━━━ RAW DATA

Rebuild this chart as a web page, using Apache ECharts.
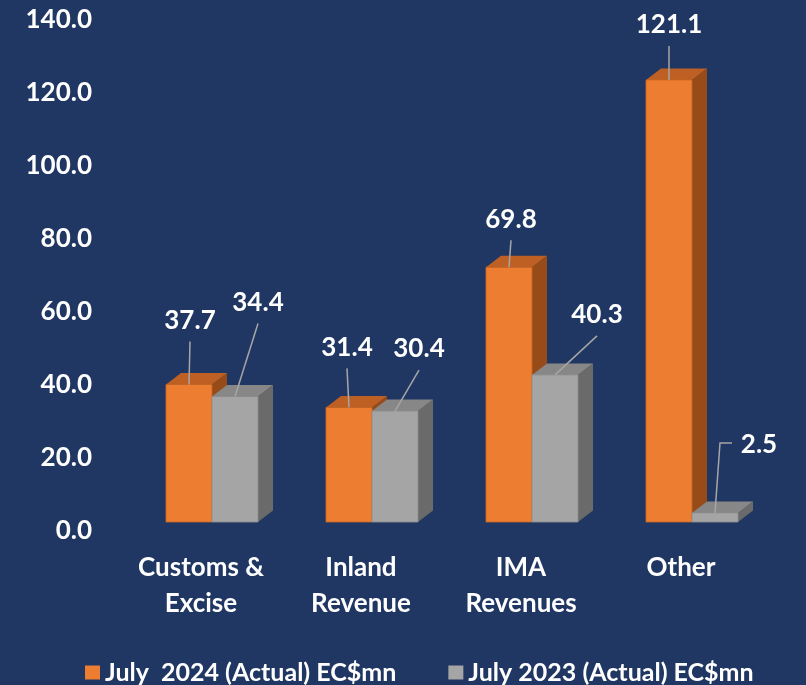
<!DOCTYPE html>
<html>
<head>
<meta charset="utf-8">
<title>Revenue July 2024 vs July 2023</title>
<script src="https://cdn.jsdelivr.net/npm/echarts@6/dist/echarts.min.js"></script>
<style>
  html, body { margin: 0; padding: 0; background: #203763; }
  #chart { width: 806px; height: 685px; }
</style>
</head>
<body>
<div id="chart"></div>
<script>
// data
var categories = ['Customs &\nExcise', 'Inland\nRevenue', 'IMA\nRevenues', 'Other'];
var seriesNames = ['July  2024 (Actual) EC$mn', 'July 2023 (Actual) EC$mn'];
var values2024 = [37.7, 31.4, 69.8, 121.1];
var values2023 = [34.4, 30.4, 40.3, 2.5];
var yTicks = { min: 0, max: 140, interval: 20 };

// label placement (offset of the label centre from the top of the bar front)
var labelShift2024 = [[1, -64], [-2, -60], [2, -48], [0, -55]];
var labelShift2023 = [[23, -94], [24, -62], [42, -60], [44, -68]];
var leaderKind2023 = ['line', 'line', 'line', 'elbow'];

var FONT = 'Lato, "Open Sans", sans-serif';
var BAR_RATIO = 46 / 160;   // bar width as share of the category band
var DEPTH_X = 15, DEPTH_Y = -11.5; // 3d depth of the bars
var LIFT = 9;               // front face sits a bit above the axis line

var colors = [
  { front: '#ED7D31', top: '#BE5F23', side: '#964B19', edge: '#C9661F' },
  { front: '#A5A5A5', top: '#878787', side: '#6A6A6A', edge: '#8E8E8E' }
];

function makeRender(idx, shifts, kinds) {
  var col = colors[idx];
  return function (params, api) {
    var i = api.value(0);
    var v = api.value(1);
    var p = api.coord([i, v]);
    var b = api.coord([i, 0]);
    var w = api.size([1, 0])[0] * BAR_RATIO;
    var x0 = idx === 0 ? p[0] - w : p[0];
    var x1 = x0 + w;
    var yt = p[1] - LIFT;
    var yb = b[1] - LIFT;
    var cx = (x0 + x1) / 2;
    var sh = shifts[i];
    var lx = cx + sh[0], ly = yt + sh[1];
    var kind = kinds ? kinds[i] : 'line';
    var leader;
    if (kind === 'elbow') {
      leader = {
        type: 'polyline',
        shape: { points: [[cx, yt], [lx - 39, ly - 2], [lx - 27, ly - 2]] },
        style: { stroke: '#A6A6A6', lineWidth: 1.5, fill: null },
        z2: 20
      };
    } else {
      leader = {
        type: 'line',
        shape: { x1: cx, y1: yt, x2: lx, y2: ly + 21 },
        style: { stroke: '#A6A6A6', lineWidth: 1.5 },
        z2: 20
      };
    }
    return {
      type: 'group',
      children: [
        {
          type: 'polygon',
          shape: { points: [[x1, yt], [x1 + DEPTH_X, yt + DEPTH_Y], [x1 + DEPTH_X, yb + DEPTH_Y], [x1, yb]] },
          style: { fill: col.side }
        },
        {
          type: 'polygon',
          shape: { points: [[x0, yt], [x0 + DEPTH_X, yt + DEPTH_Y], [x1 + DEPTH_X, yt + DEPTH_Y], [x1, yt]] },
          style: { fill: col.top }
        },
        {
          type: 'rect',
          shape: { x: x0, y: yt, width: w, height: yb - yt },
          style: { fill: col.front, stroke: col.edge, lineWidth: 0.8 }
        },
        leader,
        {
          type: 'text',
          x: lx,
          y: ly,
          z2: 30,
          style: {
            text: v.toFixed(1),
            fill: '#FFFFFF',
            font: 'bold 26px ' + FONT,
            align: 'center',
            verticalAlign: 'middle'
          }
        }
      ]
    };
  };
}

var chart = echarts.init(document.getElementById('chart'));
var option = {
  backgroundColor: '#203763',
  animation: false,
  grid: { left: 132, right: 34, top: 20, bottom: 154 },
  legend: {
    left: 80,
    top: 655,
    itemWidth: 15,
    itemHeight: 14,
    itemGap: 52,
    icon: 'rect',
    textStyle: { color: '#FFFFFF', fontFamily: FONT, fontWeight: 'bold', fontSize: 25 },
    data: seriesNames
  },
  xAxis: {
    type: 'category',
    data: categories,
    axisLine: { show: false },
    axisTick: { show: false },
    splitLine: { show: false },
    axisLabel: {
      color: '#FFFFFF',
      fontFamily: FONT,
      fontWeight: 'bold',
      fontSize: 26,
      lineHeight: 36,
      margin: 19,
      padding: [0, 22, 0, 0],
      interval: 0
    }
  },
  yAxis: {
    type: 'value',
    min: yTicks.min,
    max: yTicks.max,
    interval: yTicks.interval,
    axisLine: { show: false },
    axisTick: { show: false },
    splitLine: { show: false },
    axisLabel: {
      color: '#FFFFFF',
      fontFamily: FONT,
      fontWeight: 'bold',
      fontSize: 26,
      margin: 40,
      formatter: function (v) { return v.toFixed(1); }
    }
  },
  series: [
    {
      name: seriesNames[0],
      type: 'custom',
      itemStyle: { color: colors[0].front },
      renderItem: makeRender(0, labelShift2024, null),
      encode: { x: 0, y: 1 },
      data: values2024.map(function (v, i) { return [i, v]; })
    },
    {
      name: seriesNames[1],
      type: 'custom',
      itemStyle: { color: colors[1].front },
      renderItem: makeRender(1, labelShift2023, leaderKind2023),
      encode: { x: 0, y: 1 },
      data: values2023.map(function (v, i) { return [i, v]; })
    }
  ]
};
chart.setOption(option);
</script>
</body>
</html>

━━━━━━

PROBLEM DETAILS —
Every line above should be returned word for word, with the pictures left behind.

TASK OUTPUT —
Rebuild this chart as a web page, using Apache ECharts.
<!DOCTYPE html>
<html>
<head>
<meta charset="utf-8">
<title>Revenue July 2024 vs July 2023</title>
<script src="https://cdn.jsdelivr.net/npm/echarts@6/dist/echarts.min.js"></script>
<style>
  html, body { margin: 0; padding: 0; background: #203763; }
  #chart { width: 806px; height: 685px; }
</style>
</head>
<body>
<div id="chart"></div>
<script>
// data
var categories = ['Customs &\nExcise', 'Inland\nRevenue', 'IMA\nRevenues', 'Other'];
var seriesNames = ['July  2024 (Actual) EC$mn', 'July 2023 (Actual) EC$mn'];
var values2024 = [37.7, 31.4, 69.8, 121.1];
var values2023 = [34.4, 30.4, 40.3, 2.5];
var yTicks = { min: 0, max: 140, interval: 20 };

// label placement (offset of the label centre from the top of the bar front)
var labelShift2024 = [[1, -64], [-2, -60], [2, -48], [0, -55]];
var labelShift2023 = [[23, -94], [24, -62], [42, -60], [44, -68]];
var leaderKind2023 = ['line', 'line', 'line', 'elbow'];

var FONT = 'Lato, "Open Sans", sans-serif';
var BAR_RATIO = 46 / 160;   // bar width as share of the category band
var DEPTH_X = 15, DEPTH_Y = -11.5; // 3d depth of the bars
var LIFT = 9;               // front face sits a bit above the axis line

var colors = [
  { front: '#ED7D31', top: '#BE5F23', side: '#964B19', edge: '#C9661F' },
  { front: '#A5A5A5', top: '#878787', side: '#6A6A6A', edge: '#8E8E8E' }
];

function makeRender(idx, shifts, kinds) {
  var col = colors[idx];
  return function (params, api) {
    var i = api.value(0);
    var v = api.value(1);
    var p = api.coord([i, v]);
    var b = api.coord([i, 0]);
    var w = api.size([1, 0])[0] * BAR_RATIO;
    var x0 = idx === 0 ? p[0] - w : p[0];
    var x1 = x0 + w;
    var yt = p[1] - LIFT;
    var yb = b[1] - LIFT;
    var cx = (x0 + x1) / 2;
    var sh = shifts[i];
    var lx = cx + sh[0], ly = yt + sh[1];
    var kind = kinds ? kinds[i] : 'line';
    var leader;
    if (kind === 'elbow') {
      leader = {
        type: 'polyline',
        shape: { points: [[cx, yt], [lx - 39, ly - 2], [lx - 27, ly - 2]] },
        style: { stroke: '#A6A6A6', lineWidth: 1.5, fill: null },
        z2: 20
      };
    } else {
      leader = {
        type: 'line',
        shape: { x1: cx, y1: yt, x2: lx, y2: ly + 21 },
        style: { stroke: '#A6A6A6', lineWidth: 1.5 },
        z2: 20
      };
    }
    return {
      type: 'group',
      children: [
        {
          type: 'polygon',
          shape: { points: [[x1, yt], [x1 + DEPTH_X, yt + DEPTH_Y], [x1 + DEPTH_X, yb + DEPTH_Y], [x1, yb]] },
          style: { fill: col.side }
        },
        {
          type: 'polygon',
          shape: { points: [[x0, yt], [x0 + DEPTH_X, yt + DEPTH_Y], [x1 + DEPTH_X, yt + DEPTH_Y], [x1, yt]] },
          style: { fill: col.top }
        },
        {
          type: 'rect',
          shape: { x: x0, y: yt, width: w, height: yb - yt },
          style: { fill: col.front, stroke: col.edge, lineWidth: 0.8 }
        },
        leader,
        {
          type: 'text',
          x: lx,
          y: ly,
          z2: 30,
          style: {
            text: v.toFixed(1),
            fill: '#FFFFFF',
            font: 'bold 26px ' + FONT,
            align: 'center',
            verticalAlign: 'middle'
          }
        }
      ]
    };
  };
}

var chart = echarts.init(document.getElementById('chart'));
var option = {
  backgroundColor: '#203763',
  animation: false,
  grid: { left: 132, right: 34, top: 20, bottom: 154 },
  legend: {
    left: 80,
    top: 655,
    itemWidth: 15,
    itemHeight: 14,
    itemGap: 52,
    icon: 'rect',
    textStyle: { color: '#FFFFFF', fontFamily: FONT, fontWeight: 'bold', fontSize: 25 },
    data: seriesNames
  },
  xAxis: {
    type: 'category',
    data: categories,
    axisLine: { show: false },
    axisTick: { show: false },
    splitLine: { show: false },
    axisLabel: {
      color: '#FFFFFF',
      fontFamily: FONT,
      fontWeight: 'bold',
      fontSize: 26,
      lineHeight: 36,
      margin: 19,
      padding: [0, 22, 0, 0],
      interval: 0
    }
  },
  yAxis: {
    type: 'value',
    min: yTicks.min,
    max: yTicks.max,
    interval: yTicks.interval,
    axisLine: { show: false },
    axisTick: { show: false },
    splitLine: { show: false },
    axisLabel: {
      color: '#FFFFFF',
      fontFamily: FONT,
      fontWeight: 'bold',
      fontSize: 26,
      margin: 40,
      formatter: function (v) { return v.toFixed(1); }
    }
  },
  series: [
    {
      name: seriesNames[0],
      type: 'custom',
      itemStyle: { color: colors[0].front },
      renderItem: makeRender(0, labelShift2024, null),
      encode: { x: 0, y: 1 },
      data: values2024.map(function (v, i) { return [i, v]; })
    },
    {
      name: seriesNames[1],
      type: 'custom',
      itemStyle: { color: colors[1].front },
      renderItem: makeRender(1, labelShift2023, leaderKind2023),
      encode: { x: 0, y: 1 },
      data: values2023.map(function (v, i) { return [i, v]; })
    }
  ]
};
chart.setOption(option);
</script>
</body>
</html>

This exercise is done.